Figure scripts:
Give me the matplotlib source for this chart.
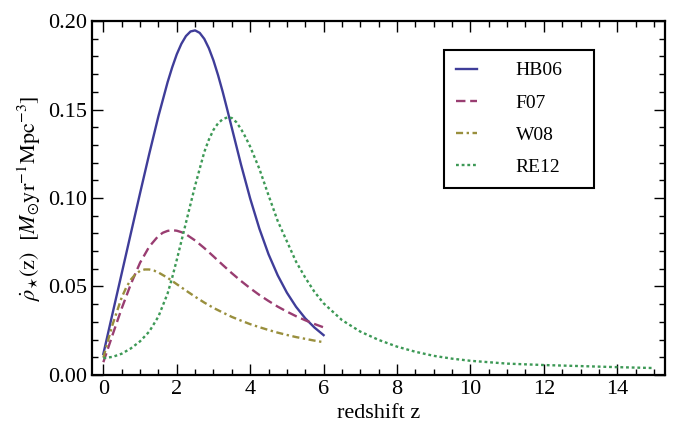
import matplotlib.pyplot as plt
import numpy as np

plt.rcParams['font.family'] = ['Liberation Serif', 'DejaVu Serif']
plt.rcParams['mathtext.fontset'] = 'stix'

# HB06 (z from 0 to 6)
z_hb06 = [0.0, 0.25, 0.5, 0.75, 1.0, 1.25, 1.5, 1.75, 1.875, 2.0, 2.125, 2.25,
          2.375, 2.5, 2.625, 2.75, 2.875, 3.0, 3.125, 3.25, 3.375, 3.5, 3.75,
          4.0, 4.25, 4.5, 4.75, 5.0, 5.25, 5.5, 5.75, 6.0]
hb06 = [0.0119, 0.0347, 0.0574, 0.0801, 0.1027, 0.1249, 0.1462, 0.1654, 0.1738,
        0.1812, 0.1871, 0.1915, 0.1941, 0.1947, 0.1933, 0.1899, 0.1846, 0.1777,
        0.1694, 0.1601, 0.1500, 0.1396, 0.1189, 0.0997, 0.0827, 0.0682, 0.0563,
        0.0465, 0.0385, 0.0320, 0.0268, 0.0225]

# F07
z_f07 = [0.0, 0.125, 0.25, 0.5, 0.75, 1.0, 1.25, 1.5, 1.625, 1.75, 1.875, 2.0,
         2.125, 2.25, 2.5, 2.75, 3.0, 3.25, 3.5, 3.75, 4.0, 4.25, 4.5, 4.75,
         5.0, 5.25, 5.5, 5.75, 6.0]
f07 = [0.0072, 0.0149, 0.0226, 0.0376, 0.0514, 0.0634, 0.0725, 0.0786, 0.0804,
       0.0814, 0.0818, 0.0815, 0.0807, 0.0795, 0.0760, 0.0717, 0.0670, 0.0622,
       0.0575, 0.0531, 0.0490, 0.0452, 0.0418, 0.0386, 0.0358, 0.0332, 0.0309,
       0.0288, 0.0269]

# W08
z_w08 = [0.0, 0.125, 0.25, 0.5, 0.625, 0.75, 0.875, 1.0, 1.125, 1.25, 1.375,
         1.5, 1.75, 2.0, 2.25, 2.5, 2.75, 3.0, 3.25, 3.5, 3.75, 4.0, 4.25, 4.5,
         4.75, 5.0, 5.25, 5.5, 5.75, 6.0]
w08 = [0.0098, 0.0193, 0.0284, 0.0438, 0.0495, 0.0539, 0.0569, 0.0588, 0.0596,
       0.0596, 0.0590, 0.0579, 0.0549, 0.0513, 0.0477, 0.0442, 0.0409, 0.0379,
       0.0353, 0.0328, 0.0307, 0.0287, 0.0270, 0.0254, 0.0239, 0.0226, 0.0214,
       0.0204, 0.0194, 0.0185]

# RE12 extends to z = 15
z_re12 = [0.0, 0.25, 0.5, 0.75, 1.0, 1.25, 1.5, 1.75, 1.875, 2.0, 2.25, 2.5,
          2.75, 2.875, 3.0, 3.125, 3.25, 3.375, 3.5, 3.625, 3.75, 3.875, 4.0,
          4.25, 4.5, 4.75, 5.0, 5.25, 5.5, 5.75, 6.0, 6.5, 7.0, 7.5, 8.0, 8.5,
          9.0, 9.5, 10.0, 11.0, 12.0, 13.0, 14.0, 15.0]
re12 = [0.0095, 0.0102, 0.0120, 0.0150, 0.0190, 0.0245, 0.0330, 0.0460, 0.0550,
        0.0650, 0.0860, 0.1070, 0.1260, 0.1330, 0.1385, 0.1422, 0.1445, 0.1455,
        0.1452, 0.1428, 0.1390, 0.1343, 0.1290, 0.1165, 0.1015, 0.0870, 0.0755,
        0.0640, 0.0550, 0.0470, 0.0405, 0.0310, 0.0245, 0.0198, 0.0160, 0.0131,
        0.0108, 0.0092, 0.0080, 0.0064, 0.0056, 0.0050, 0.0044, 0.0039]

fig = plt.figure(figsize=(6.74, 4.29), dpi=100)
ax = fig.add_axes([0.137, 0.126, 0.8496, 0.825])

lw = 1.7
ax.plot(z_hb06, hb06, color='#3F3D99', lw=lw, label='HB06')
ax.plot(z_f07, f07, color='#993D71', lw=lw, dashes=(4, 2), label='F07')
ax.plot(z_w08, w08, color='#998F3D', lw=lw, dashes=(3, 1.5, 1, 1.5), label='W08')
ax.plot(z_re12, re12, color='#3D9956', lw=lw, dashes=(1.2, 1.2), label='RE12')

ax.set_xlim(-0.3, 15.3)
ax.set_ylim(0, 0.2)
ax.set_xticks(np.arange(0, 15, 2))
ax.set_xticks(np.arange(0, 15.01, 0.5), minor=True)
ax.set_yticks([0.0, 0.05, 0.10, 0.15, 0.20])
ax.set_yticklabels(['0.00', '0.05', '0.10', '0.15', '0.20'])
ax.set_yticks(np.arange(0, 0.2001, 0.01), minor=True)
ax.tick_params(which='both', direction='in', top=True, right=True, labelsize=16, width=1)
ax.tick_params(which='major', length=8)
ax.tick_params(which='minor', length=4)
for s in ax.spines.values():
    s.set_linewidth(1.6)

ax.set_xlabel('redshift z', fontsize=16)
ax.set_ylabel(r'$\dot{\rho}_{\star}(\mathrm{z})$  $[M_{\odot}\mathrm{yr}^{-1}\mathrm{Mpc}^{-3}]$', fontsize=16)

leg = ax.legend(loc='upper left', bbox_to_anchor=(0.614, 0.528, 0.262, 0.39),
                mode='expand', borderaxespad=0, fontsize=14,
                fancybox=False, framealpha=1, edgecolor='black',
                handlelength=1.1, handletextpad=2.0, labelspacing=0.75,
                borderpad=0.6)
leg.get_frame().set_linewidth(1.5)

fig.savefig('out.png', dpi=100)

...

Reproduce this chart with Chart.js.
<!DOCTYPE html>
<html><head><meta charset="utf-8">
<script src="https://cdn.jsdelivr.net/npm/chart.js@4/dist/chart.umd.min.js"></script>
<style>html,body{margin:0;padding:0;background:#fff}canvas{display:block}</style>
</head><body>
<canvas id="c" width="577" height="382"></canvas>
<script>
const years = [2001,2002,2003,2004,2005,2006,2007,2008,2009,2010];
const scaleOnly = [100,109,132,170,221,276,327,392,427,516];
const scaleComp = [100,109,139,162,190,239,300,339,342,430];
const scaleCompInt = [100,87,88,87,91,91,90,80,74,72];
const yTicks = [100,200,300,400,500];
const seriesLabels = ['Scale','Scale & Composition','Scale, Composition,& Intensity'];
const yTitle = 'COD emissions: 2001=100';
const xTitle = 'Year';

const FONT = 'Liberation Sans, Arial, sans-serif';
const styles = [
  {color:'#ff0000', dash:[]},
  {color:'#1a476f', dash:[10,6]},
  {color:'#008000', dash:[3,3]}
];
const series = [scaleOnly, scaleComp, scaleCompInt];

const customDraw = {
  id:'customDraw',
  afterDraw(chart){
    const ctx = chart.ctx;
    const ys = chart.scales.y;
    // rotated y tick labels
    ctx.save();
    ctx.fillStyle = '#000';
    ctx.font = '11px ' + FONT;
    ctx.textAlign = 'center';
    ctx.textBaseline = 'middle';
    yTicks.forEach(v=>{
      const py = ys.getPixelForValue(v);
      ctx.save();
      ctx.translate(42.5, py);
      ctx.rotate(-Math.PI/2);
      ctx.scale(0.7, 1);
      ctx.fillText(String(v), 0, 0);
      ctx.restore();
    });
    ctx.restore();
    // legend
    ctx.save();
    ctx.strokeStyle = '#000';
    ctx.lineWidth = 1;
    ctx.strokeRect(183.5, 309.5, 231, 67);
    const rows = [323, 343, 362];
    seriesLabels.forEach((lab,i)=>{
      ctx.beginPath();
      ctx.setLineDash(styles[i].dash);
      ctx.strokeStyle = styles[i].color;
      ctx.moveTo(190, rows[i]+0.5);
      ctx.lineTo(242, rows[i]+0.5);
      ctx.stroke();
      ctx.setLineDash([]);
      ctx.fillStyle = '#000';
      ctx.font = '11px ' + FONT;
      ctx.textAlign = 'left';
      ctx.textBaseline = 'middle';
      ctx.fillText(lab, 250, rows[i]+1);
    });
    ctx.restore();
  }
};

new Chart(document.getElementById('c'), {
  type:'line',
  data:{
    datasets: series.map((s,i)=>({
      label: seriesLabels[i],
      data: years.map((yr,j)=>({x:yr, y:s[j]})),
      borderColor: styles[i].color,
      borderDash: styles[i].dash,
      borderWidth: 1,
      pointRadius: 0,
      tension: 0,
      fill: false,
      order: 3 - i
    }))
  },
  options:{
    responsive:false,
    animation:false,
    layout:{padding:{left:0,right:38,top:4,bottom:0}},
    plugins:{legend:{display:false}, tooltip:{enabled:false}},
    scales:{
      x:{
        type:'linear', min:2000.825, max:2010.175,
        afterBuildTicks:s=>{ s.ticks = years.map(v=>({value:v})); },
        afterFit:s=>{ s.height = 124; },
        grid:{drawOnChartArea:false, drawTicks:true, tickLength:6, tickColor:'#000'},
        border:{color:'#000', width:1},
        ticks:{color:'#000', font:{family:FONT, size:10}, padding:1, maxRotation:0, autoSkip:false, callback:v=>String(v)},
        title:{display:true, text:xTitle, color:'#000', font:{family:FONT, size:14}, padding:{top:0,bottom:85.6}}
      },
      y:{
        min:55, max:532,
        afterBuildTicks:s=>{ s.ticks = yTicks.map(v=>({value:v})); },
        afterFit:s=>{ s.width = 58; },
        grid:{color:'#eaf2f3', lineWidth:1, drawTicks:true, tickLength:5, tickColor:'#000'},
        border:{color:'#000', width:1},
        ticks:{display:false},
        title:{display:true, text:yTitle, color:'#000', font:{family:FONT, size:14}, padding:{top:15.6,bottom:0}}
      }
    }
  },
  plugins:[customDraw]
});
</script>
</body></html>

--

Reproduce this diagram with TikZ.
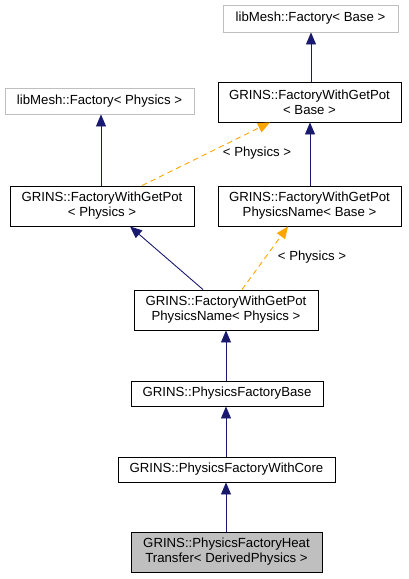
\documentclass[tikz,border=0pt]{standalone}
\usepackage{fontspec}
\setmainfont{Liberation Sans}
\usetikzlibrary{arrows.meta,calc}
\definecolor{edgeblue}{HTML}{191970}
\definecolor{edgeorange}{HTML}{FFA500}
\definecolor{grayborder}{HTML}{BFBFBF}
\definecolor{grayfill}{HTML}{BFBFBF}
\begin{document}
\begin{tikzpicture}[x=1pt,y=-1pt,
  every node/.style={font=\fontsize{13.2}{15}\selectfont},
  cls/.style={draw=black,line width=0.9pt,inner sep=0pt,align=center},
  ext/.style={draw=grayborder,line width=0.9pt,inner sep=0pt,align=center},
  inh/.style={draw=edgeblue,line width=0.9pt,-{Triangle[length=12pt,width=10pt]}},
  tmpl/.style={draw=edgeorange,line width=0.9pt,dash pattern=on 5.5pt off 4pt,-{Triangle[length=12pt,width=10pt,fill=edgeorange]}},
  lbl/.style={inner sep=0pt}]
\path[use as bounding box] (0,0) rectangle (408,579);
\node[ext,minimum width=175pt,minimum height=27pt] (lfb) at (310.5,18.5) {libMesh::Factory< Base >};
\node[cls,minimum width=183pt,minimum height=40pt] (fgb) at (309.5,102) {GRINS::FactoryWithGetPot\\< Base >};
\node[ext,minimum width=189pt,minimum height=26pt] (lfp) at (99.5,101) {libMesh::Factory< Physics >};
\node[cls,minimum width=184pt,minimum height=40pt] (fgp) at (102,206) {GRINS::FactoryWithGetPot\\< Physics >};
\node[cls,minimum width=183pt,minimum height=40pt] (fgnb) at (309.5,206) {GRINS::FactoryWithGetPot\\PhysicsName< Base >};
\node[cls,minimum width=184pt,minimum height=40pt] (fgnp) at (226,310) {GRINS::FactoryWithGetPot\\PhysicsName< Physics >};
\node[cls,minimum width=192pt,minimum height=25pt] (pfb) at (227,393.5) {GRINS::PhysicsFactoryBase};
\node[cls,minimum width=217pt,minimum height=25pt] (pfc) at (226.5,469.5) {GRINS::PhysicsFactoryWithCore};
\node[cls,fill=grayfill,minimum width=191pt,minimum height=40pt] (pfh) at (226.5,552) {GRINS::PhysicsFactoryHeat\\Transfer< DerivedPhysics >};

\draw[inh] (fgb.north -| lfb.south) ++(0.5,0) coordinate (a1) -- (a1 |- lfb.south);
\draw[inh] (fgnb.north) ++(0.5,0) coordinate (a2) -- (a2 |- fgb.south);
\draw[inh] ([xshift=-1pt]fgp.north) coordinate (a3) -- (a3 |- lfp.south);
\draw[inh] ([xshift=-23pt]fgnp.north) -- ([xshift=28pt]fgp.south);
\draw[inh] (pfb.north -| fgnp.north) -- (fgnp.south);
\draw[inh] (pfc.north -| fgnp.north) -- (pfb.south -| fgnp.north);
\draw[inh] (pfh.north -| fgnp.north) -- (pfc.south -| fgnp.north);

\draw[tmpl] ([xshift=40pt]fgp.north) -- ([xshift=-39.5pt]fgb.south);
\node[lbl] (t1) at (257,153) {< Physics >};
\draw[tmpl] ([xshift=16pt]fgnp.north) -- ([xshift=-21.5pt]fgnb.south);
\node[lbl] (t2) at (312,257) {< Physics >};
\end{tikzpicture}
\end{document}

- **Task**
Give again only the lines that run from the line with "Reproduce this chart with Chart.js." to the line with "const series = [scaleOnly, scaleComp, scaleCompInt];". Include both of those lines exactly as written.

- **Exercise answer**
Reproduce this chart with Chart.js.
<!DOCTYPE html>
<html><head><meta charset="utf-8">
<script src="https://cdn.jsdelivr.net/npm/chart.js@4/dist/chart.umd.min.js"></script>
<style>html,body{margin:0;padding:0;background:#fff}canvas{display:block}</style>
</head><body>
<canvas id="c" width="577" height="382"></canvas>
<script>
const years = [2001,2002,2003,2004,2005,2006,2007,2008,2009,2010];
const scaleOnly = [100,109,132,170,221,276,327,392,427,516];
const scaleComp = [100,109,139,162,190,239,300,339,342,430];
const scaleCompInt = [100,87,88,87,91,91,90,80,74,72];
const yTicks = [100,200,300,400,500];
const seriesLabels = ['Scale','Scale & Composition','Scale, Composition,& Intensity'];
const yTitle = 'COD emissions: 2001=100';
const xTitle = 'Year';

const FONT = 'Liberation Sans, Arial, sans-serif';
const styles = [
  {color:'#ff0000', dash:[]},
  {color:'#1a476f', dash:[10,6]},
  {color:'#008000', dash:[3,3]}
];
const series = [scaleOnly, scaleComp, scaleCompInt];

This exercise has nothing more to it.